I'll skip over the usual 'I talked to real people who see things just the same as I do' nonsense, and go directly to this gem:
Sununu, Norm Coleman in Minnesota and Gordon Smith in Oregon are three relatively young senators the GOP hopes can survive this difficult year and provide a base for the future. All three stress their independent credentials, while their opponents try to categorize them as Bush clones.But somehow, even a veteran political reporter such as Broder is incapable of marshaling any evidence to indicate which story is closer to the truth. With a job that consists of writing two op-ed columns a week, you'd think he could look up some cloture votes on the Internet or something. I guess when you're as old as Broder, that's just too much work. (I'll try to do that later.)
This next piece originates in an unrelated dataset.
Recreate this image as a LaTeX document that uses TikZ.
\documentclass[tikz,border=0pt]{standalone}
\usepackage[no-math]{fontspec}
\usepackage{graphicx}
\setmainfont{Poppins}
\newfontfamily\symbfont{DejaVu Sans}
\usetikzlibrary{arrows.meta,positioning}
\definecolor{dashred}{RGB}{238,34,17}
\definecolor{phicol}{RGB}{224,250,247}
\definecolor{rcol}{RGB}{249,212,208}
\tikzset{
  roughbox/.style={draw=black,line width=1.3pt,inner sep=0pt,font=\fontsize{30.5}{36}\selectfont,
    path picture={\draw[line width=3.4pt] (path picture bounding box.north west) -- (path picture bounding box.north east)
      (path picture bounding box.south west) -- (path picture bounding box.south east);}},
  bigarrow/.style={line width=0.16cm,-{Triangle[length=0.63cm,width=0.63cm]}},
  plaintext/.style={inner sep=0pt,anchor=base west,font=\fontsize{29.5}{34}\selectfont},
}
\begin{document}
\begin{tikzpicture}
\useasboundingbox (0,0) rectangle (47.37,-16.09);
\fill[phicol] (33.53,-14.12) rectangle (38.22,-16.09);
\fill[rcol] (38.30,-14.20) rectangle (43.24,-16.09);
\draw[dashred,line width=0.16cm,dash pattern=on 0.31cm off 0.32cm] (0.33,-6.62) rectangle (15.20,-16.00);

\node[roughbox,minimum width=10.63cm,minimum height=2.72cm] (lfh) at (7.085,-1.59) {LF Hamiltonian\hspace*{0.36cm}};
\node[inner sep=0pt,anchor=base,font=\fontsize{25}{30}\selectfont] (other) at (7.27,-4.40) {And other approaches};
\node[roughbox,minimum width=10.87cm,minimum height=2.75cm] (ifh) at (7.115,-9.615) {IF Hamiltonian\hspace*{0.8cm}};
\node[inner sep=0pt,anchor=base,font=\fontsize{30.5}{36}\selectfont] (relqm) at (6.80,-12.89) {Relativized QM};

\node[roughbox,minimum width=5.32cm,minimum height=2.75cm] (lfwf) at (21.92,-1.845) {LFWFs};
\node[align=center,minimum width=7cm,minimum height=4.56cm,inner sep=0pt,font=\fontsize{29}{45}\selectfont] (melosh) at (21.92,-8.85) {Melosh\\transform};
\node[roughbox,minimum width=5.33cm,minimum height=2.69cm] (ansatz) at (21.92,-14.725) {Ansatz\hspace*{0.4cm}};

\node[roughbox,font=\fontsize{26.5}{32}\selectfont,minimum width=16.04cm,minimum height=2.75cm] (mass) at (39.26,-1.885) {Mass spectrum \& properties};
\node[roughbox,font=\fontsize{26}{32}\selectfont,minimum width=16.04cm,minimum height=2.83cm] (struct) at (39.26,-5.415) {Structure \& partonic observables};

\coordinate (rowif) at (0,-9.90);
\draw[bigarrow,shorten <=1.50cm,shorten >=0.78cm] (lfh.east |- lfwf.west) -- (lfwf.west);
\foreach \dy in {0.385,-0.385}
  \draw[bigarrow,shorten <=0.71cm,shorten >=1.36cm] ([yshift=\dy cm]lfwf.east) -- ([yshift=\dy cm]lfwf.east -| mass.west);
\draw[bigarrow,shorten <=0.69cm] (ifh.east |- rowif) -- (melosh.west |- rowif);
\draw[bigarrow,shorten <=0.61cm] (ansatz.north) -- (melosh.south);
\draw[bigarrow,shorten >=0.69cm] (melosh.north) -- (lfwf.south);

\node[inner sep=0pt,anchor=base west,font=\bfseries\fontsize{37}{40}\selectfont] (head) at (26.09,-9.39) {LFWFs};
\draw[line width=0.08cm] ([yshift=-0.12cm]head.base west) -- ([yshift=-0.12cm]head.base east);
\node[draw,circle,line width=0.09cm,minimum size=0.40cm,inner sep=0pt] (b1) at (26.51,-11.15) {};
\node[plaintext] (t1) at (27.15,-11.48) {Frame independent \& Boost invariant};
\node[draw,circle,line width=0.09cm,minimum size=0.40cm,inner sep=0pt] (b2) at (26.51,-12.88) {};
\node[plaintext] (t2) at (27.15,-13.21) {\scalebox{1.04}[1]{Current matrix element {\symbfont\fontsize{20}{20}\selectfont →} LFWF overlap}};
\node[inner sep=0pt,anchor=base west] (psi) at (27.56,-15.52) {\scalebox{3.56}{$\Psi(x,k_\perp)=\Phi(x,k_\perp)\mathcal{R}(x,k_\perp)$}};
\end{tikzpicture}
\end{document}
But only in Broderland are these three "a base for the [GOP's] future." Even though these three only occasionally deviate from the party line, that's still too much deviation for them to be regarded as trustworthy. They're still the outliers who are tolerated because they're holding off the Democratic deluge - at least for now. But nobody in the GOP leadership sees these guys as the core of the party's future.
The Beltway pundits are in love with the idea of centrism, so they drool over the least evidence of moderate Republicans.
There aren't any. Get over it.
2 comments:
There is a difference between being moderate and scared shitless for your career. Evidently this is lost on Broder.
Things like that would only get in the way of Broder's perpetual 'centrism-uber-alles' storyline, which reality must be relentlessly shoehorned into.